• GIVEN REQUEST
Omit pictures and quote the listing below line by line, from its start through the line that holds "27500, 30000, 35000, 40000]".

_ _ _ _ _

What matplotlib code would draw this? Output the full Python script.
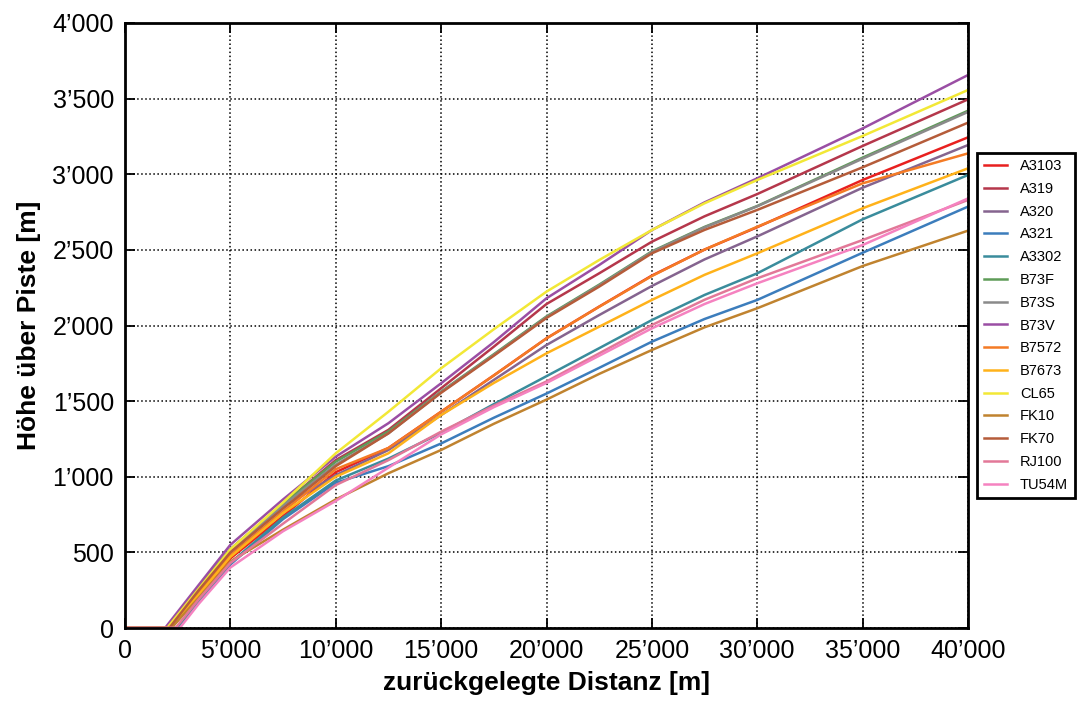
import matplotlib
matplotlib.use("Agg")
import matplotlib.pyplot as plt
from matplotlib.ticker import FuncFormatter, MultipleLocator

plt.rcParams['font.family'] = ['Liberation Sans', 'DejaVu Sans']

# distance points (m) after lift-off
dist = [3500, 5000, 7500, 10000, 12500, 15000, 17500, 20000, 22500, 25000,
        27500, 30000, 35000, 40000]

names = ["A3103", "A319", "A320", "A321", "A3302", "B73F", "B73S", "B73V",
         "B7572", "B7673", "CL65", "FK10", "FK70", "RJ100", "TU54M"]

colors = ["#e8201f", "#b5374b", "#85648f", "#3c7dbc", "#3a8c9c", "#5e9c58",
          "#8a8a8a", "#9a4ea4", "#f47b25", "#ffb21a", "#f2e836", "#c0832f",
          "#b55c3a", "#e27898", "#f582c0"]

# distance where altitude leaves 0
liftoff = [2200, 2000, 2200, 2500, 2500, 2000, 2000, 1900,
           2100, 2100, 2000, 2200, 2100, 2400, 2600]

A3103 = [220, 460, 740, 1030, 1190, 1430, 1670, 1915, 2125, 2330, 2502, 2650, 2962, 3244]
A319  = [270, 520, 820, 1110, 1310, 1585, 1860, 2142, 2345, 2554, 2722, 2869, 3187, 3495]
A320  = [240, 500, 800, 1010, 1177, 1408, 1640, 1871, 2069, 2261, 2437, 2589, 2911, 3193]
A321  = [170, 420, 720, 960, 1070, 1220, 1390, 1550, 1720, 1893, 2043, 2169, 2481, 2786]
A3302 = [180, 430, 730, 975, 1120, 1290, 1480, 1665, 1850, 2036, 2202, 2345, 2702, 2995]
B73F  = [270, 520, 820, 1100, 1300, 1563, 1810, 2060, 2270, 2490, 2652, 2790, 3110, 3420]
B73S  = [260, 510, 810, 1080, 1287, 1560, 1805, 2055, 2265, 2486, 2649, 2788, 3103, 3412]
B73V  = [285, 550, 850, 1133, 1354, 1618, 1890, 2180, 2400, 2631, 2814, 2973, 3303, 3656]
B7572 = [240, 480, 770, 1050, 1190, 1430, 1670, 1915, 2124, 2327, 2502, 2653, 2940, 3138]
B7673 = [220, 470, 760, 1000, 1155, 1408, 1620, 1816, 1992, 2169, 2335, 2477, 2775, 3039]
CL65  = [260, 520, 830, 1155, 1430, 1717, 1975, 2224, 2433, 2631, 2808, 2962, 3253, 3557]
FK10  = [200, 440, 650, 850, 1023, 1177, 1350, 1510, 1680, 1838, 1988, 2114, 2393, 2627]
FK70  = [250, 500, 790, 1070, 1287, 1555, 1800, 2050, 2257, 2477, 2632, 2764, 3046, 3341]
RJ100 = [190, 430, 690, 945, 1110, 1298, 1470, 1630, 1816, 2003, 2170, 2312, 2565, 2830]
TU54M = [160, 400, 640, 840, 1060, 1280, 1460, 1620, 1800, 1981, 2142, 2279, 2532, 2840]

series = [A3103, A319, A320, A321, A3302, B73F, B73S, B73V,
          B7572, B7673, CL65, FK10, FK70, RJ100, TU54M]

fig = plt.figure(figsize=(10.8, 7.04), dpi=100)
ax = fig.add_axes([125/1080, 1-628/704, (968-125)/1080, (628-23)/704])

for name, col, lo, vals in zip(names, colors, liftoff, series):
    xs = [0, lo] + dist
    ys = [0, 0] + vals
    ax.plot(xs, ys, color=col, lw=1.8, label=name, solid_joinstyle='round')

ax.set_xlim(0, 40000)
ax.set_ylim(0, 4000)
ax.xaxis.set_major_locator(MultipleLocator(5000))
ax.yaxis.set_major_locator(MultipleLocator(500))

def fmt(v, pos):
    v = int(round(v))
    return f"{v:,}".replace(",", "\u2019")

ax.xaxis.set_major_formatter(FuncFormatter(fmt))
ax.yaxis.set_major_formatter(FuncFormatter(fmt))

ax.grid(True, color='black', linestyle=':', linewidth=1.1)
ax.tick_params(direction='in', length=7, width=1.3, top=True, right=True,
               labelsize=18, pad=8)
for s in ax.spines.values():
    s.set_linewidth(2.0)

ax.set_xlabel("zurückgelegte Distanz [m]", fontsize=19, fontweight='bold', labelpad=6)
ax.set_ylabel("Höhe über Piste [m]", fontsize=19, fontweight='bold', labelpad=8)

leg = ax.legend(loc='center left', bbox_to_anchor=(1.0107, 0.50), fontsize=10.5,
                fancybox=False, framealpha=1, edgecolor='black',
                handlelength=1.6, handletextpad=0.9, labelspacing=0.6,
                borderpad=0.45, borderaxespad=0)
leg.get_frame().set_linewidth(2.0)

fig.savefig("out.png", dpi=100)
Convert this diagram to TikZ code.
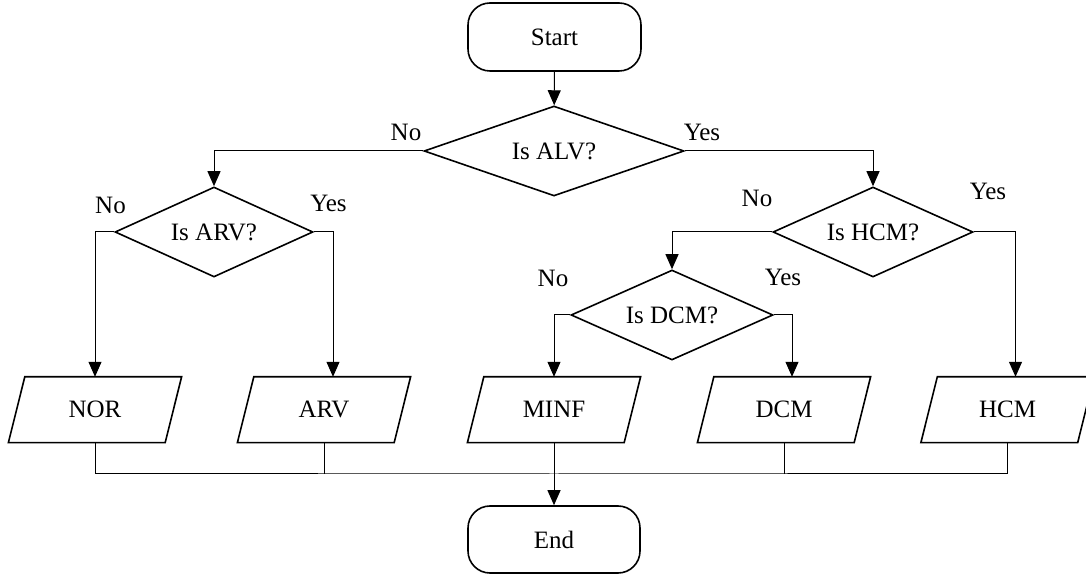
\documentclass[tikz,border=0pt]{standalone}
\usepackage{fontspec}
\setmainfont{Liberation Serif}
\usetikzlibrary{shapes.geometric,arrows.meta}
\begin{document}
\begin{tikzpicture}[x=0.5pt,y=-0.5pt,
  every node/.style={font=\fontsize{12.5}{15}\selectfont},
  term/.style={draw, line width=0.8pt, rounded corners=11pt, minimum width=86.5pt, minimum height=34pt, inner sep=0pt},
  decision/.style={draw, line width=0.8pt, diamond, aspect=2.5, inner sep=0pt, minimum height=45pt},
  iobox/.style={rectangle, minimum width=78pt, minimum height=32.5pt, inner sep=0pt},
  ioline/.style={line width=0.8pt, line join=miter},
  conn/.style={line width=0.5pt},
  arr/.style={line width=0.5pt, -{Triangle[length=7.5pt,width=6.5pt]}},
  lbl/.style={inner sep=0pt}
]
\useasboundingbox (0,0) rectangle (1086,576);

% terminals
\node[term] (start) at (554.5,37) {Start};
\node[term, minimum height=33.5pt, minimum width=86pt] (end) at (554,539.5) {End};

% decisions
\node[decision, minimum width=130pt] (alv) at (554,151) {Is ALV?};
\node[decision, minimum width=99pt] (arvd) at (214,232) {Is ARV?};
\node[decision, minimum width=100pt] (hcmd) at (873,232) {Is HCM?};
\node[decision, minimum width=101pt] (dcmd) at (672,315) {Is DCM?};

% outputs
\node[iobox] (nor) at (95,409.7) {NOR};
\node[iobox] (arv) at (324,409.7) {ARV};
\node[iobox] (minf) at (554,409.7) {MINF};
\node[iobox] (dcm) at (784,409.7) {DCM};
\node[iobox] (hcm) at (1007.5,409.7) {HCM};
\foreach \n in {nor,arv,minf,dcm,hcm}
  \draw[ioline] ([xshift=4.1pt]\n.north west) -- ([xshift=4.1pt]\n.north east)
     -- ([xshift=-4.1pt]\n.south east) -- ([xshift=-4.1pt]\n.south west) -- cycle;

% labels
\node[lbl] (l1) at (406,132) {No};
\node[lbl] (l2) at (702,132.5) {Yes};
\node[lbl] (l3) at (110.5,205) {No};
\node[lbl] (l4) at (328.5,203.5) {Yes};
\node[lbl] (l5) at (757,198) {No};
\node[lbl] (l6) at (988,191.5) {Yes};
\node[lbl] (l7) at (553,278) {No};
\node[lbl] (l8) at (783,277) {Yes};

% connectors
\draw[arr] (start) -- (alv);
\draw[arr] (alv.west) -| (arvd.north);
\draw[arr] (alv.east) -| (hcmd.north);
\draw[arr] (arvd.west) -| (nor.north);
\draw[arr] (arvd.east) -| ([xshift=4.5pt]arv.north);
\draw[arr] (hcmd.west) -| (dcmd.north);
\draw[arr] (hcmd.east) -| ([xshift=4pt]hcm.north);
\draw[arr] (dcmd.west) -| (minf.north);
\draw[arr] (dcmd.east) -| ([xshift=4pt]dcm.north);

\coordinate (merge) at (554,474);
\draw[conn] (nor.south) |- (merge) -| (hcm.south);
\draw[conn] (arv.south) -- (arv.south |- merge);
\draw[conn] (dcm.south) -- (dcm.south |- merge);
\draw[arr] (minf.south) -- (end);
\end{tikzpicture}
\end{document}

_ _ _ _ _

• THE REPLY
What matplotlib code would draw this? Output the full Python script.
import matplotlib
matplotlib.use("Agg")
import matplotlib.pyplot as plt
from matplotlib.ticker import FuncFormatter, MultipleLocator

plt.rcParams['font.family'] = ['Liberation Sans', 'DejaVu Sans']

# distance points (m) after lift-off
dist = [3500, 5000, 7500, 10000, 12500, 15000, 17500, 20000, 22500, 25000,
        27500, 30000, 35000, 40000]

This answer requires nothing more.